Alexandre Duval, Cognition, (2019) 
This review is relevant to the debate on these wiki pages because it claims to identify evidence that discriminates between the predictions of a 'geometric module' (3D reconstruction) and 'view-based' models. Although the review is long, the key experiment is one by Julian et al (2015) which shows (very beautifully) that mice could discriminate between environments on the basis of features marked on the walls (vertical or horizontal stripes on one wall) but then seemed to ignore these very same features when picking a corner to hunt for food (because they looked equally often in diagonally opposite corners). At the same time, they must be sensitive to geometric features (e.g. 'a long wall should be on my left and a short wall in front of me') in order to explain where the mice looked.
It is a nice problem, clearly explained by Duval. What it shows is that the mice use the discriminative features (horizontal or vertical stripes, in this case) to identify the environment (broad context) and then use more specific features (whether a long wall is on their left or right, in this case) to choose whether to hunt for food (fine context). It is interesting and somewhat perplexing that the strong visible features play so little role in the fine context compared to the (ambiguous) information about a long wall on one side but information from vibrissae and running are very important to mice while visual information is less (so relative to humans).

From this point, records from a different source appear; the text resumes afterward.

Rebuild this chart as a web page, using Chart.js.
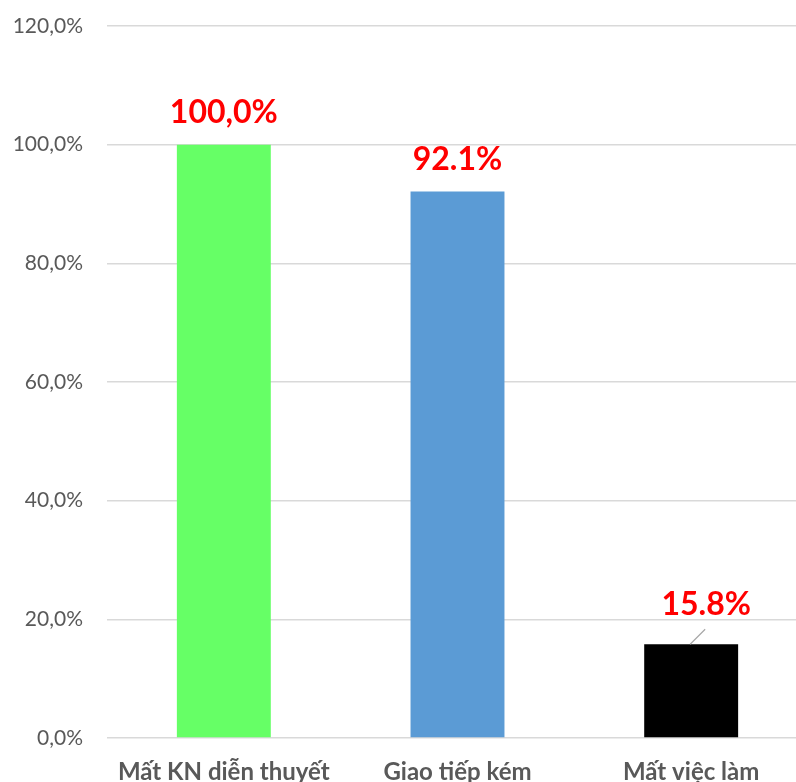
<!DOCTYPE html>
<html>
<head>
<meta charset="utf-8">
<script src="https://cdn.jsdelivr.net/npm/chart.js@4"></script>
<style>
  html, body { margin: 0; padding: 0; background: #fff; width: 796px; height: 782px; overflow: hidden; }
  #wrap { position: absolute; left: 0; top: 0; width: 808px; height: 800px; }
</style>
</head>
<body>
<div id="wrap"><canvas id="c" width="808" height="800"></canvas></div>
<script>
// Survey results: share of respondents per consequence
const categories = ['Mất KN diễn thuyết', 'Giao tiếp kém', 'Mất việc làm'];
const values = [100.0, 92.1, 15.8];
const valueLabels = ['100,0%', '92.1%', '15.8%'];
const barColors = ['#66FF66', '#5B9BD5', '#000000'];
const yTickValues = [0, 20, 40, 60, 80, 100, 120];

const FONT = 'Lato, "Open Sans", sans-serif';

// Red value labels above each bar; the last one sits a little off the bar with a leader line
const valueLabelPlugin = {
  id: 'valueLabels',
  afterDatasetsDraw(chart) {
    const ctx = chart.ctx;
    const meta = chart.getDatasetMeta(0);
    ctx.save();
    ctx.font = 'bold 32px ' + FONT;
    ctx.fillStyle = '#FF0000';
    ctx.textAlign = 'center';
    ctx.textBaseline = 'alphabetic';
    meta.data.forEach((bar, i) => {
      let x = bar.x, y = bar.y - 22;
      if (i === 2) {
        x = bar.x + 15;
        y = bar.y - 29;
        ctx.save();
        ctx.strokeStyle = '#A6A6A6';
        ctx.lineWidth = 1.2;
        ctx.beginPath();
        ctx.moveTo(bar.x - 1, bar.y);
        ctx.lineTo(bar.x + 14, bar.y - 15);
        ctx.stroke();
        ctx.restore();
      }
      ctx.fillText(valueLabels[i], x, y);
    });
    ctx.restore();
  }
};

new Chart(document.getElementById('c'), {
  type: 'bar',
  data: {
    labels: categories,
    datasets: [{
      data: values,
      backgroundColor: barColors,
      borderWidth: 0,
      categoryPercentage: 1.0,
      barPercentage: 0.402
    }]
  },
  options: {
    responsive: false,
    animation: false,
    events: [],
    layout: { padding: { top: 26, right: 0, bottom: 0, left: 0 } },
    plugins: { legend: { display: false }, tooltip: { enabled: false } },
    scales: {
      x: {
        grid: { display: false, drawTicks: false },
        border: { display: false },
        ticks: {
          color: '#595959',
          font: { family: FONT, size: 24, weight: 'bold' },
          padding: 20,
          maxRotation: 0,
          autoSkip: false
        },
        afterFit(scale) { scale.height = 62; }
      },
      y: {
        min: 0,
        max: 120,
        afterBuildTicks(scale) { scale.ticks = yTickValues.map(v => ({ value: v })); },
        grid: { color: '#D9D9D9', lineWidth: 1.5, drawTicks: false },
        border: { display: false },
        ticks: {
          color: '#595959',
          font: { family: FONT, size: 21 },
          padding: 24,
          callback: v => v.toFixed(1).replace('.', ',') + '%'
        },
        afterFit(scale) {
          scale.width = 107;
          scale.paddingTop = 0;
          scale.paddingBottom = 0;
        }
      }
    }
  },
  plugins: [valueLabelPlugin]
});
</script>
</body>
</html>
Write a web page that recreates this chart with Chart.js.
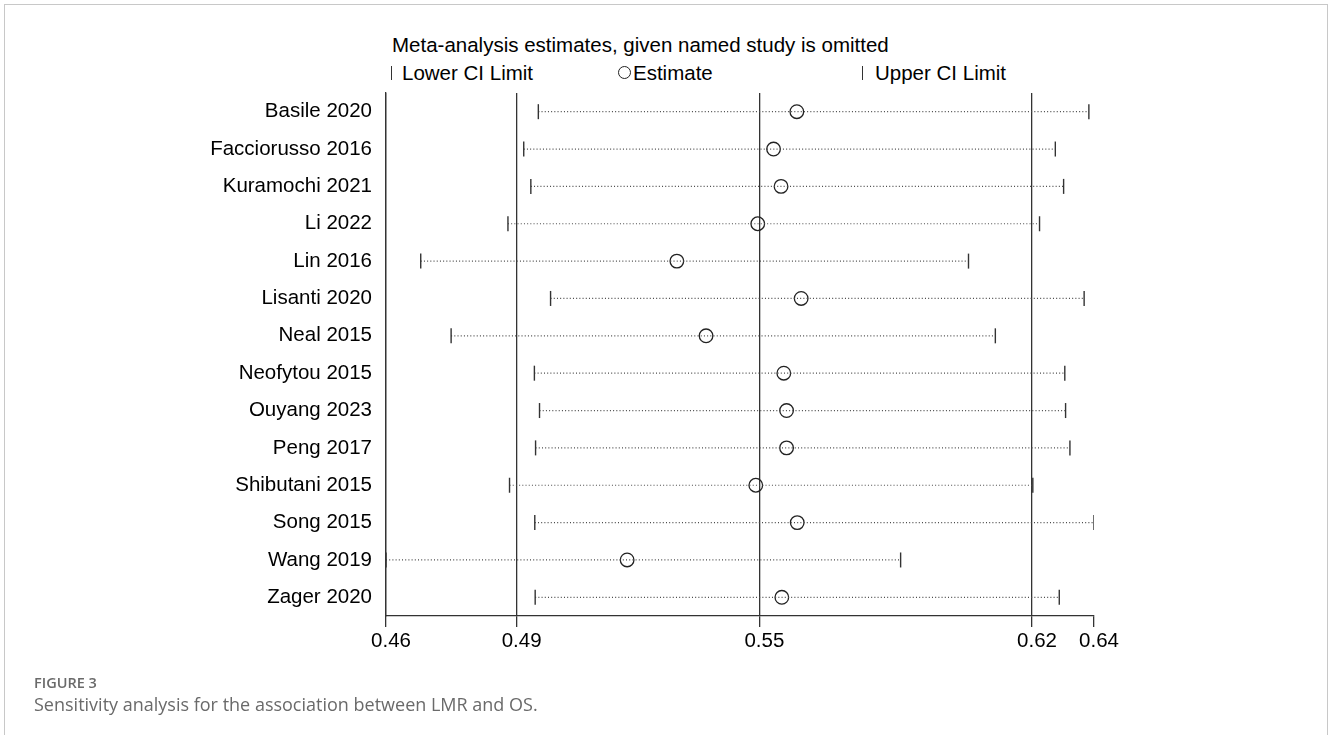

Whatever the reason, the horizontal and vertical stripes are less effective than the wall-length in specifying the fine context although they are effective in discriminating the broader context.
Duval gets round the problem by inventing two mechanisms that exactly match the two phases of the problem (recognising the appropriate environment and then finding the food location), just as people who work on short-range and long-range motion invent short-range and long-range motion mechanisms, people who work on first-order and second-order motion invent first-order and second-order motion mechanisms, people who work on random dot stereograms invent cyclopean mechanisms, people who work on sinewave stimuli invent spatial frequency channels, etc.
The relevant point for these pages is whether there is a convincing challenge to the idea of a representation that avoids 3D reconstruction. Duval means something different by 'a view-based theory' than the model advocated here. He says (p11): "if VM theorists assume that subjects systematically record any depth information ... they risk implicitly smuggling into their accounts the assumption that subjects rely on geometric representations to select the relevant snapshot." The account given in these pages includes information about distance, slant and depth relief (without recourse to explicit 3D coordinate frames) and so is different from the model Duval attacks.
Although it may seem odd that the length of the adjacent wall should be such a strong cue compared to the visual cues on the wall, it is not conclusive evidence about whether the brain uses a 3D reconstruction or a representation that avoids 3D reconstruction since the evidence can be incorporated into either model.
Perhaps the most striking message from the Julian et al experiment is that any model in which the pattern of vertical stripes in the figure above has an explicit location in the representation of the scene must explain why that location is then ignored in the food-finding task. Duval sets out this case very clearly.
- Duval, D. (2019) The representation selection problem: Why we should favor the geometric module framework of spatial reorientation over the view-matching framework. https://doi.org/10.1016/j.cognition.2019.05.022.
- Julian, J. B., Keinath, A. T., Muzzio, I. A., & Epstein, R. A. (2015). Place recognition and heading retrieval are mediated by dissociable cognitive systems in mice. Proceedings of the National Academy of Sciences, 112(20), 6503-6508.